> [Objective]: All of the data should be output character for character, except the pictures.
----- Information provided
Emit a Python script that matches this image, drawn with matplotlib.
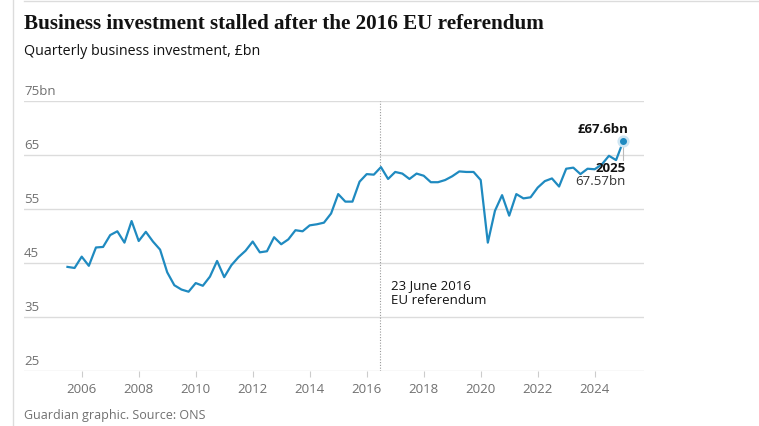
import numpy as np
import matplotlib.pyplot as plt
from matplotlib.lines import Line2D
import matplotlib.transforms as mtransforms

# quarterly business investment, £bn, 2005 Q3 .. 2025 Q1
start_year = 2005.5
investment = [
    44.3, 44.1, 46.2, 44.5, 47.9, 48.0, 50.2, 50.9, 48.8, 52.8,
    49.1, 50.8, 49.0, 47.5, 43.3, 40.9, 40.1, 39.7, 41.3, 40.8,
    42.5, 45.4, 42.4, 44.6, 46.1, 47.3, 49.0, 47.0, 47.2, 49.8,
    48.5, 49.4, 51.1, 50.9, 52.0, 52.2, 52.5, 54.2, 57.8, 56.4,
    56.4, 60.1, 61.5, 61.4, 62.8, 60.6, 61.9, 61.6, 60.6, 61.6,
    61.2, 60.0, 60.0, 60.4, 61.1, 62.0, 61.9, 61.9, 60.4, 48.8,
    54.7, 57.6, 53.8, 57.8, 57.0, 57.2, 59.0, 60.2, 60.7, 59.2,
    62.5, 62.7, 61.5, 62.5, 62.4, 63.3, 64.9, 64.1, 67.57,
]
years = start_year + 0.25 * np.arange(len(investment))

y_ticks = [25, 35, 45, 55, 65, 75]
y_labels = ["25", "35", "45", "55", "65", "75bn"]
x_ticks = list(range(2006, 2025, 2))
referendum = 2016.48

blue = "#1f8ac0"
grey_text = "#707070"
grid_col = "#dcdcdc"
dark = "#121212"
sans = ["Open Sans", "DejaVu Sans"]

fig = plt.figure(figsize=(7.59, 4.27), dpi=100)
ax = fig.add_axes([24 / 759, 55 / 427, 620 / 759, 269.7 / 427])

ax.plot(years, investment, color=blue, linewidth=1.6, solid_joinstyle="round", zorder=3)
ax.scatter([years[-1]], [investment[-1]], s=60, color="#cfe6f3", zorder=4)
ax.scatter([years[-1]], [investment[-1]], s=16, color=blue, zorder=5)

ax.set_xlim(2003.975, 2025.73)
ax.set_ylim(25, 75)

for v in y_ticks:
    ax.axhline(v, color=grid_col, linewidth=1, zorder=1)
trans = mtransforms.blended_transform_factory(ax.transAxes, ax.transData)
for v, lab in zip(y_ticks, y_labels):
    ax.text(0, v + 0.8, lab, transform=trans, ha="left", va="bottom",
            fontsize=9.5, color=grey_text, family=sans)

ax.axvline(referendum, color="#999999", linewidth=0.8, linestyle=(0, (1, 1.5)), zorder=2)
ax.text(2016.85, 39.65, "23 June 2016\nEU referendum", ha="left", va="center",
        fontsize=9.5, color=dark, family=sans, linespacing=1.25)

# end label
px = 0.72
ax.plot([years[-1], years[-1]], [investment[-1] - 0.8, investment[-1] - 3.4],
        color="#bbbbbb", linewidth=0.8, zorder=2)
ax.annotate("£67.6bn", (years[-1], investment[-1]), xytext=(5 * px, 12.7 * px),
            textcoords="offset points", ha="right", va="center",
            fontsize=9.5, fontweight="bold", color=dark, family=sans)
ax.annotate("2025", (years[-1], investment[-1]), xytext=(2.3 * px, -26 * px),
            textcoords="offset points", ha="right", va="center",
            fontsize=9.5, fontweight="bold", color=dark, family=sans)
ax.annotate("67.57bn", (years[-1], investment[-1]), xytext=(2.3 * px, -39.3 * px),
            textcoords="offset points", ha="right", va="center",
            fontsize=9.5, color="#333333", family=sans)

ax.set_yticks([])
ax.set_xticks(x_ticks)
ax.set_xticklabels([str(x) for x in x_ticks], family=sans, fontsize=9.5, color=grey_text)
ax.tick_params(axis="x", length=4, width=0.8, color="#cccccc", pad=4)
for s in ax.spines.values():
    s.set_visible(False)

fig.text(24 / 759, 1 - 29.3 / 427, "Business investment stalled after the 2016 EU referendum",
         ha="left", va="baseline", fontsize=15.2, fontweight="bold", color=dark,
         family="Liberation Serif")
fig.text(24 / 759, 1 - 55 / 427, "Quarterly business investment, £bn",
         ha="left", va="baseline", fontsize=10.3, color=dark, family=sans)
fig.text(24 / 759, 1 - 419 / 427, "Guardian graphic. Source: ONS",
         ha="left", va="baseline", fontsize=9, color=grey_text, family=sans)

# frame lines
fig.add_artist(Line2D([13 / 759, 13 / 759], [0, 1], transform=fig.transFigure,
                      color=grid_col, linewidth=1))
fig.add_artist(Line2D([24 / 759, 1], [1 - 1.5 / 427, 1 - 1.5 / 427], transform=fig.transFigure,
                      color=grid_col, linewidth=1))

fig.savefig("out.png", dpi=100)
----------
> [Output]:
Emit a Python script that matches this image, drawn with matplotlib.
import numpy as np
import matplotlib.pyplot as plt
from matplotlib.lines import Line2D
import matplotlib.transforms as mtransforms

# quarterly business investment, £bn, 2005 Q3 .. 2025 Q1
start_year = 2005.5
investment = [
    44.3, 44.1, 46.2, 44.5, 47.9, 48.0, 50.2, 50.9, 48.8, 52.8,
    49.1, 50.8, 49.0, 47.5, 43.3, 40.9, 40.1, 39.7, 41.3, 40.8,
    42.5, 45.4, 42.4, 44.6, 46.1, 47.3, 49.0, 47.0, 47.2, 49.8,
    48.5, 49.4, 51.1, 50.9, 52.0, 52.2, 52.5, 54.2, 57.8, 56.4,
    56.4, 60.1, 61.5, 61.4, 62.8, 60.6, 61.9, 61.6, 60.6, 61.6,
    61.2, 60.0, 60.0, 60.4, 61.1, 62.0, 61.9, 61.9, 60.4, 48.8,
    54.7, 57.6, 53.8, 57.8, 57.0, 57.2, 59.0, 60.2, 60.7, 59.2,
    62.5, 62.7, 61.5, 62.5, 62.4, 63.3, 64.9, 64.1, 67.57,
]
years = start_year + 0.25 * np.arange(len(investment))

y_ticks = [25, 35, 45, 55, 65, 75]
y_labels = ["25", "35", "45", "55", "65", "75bn"]
x_ticks = list(range(2006, 2025, 2))
referendum = 2016.48

blue = "#1f8ac0"
grey_text = "#707070"
grid_col = "#dcdcdc"
dark = "#121212"
sans = ["Open Sans", "DejaVu Sans"]

fig = plt.figure(figsize=(7.59, 4.27), dpi=100)
ax = fig.add_axes([24 / 759, 55 / 427, 620 / 759, 269.7 / 427])

ax.plot(years, investment, color=blue, linewidth=1.6, solid_joinstyle="round", zorder=3)
ax.scatter([years[-1]], [investment[-1]], s=60, color="#cfe6f3", zorder=4)
ax.scatter([years[-1]], [investment[-1]], s=16, color=blue, zorder=5)

ax.set_xlim(2003.975, 2025.73)
ax.set_ylim(25, 75)

for v in y_ticks:
    ax.axhline(v, color=grid_col, linewidth=1, zorder=1)
trans = mtransforms.blended_transform_factory(ax.transAxes, ax.transData)
for v, lab in zip(y_ticks, y_labels):
    ax.text(0, v + 0.8, lab, transform=trans, ha="left", va="bottom",
            fontsize=9.5, color=grey_text, family=sans)

ax.axvline(referendum, color="#999999", linewidth=0.8, linestyle=(0, (1, 1.5)), zorder=2)
ax.text(2016.85, 39.65, "23 June 2016\nEU referendum", ha="left", va="center",
        fontsize=9.5, color=dark, family=sans, linespacing=1.25)

# end label
px = 0.72
ax.plot([years[-1], years[-1]], [investment[-1] - 0.8, investment[-1] - 3.4],
        color="#bbbbbb", linewidth=0.8, zorder=2)
ax.annotate("£67.6bn", (years[-1], investment[-1]), xytext=(5 * px, 12.7 * px),
            textcoords="offset points", ha="right", va="center",
            fontsize=9.5, fontweight="bold", color=dark, family=sans)
ax.annotate("2025", (years[-1], investment[-1]), xytext=(2.3 * px, -26 * px),
            textcoords="offset points", ha="right", va="center",
            fontsize=9.5, fontweight="bold", color=dark, family=sans)
ax.annotate("67.57bn", (years[-1], investment[-1]), xytext=(2.3 * px, -39.3 * px),
            textcoords="offset points", ha="right", va="center",
            fontsize=9.5, color="#333333", family=sans)

ax.set_yticks([])
ax.set_xticks(x_ticks)
ax.set_xticklabels([str(x) for x in x_ticks], family=sans, fontsize=9.5, color=grey_text)
ax.tick_params(axis="x", length=4, width=0.8, color="#cccccc", pad=4)
for s in ax.spines.values():
    s.set_visible(False)

fig.text(24 / 759, 1 - 29.3 / 427, "Business investment stalled after the 2016 EU referendum",
         ha="left", va="baseline", fontsize=15.2, fontweight="bold", color=dark,
         family="Liberation Serif")
fig.text(24 / 759, 1 - 55 / 427, "Quarterly business investment, £bn",
         ha="left", va="baseline", fontsize=10.3, color=dark, family=sans)
fig.text(24 / 759, 1 - 419 / 427, "Guardian graphic. Source: ONS",
         ha="left", va="baseline", fontsize=9, color=grey_text, family=sans)

# frame lines
fig.add_artist(Line2D([13 / 759, 13 / 759], [0, 1], transform=fig.transFigure,
                      color=grid_col, linewidth=1))
fig.add_artist(Line2D([24 / 759, 1], [1 - 1.5 / 427, 1 - 1.5 / 427], transform=fig.transFigure,
                      color=grid_col, linewidth=1))

fig.savefig("out.png", dpi=100)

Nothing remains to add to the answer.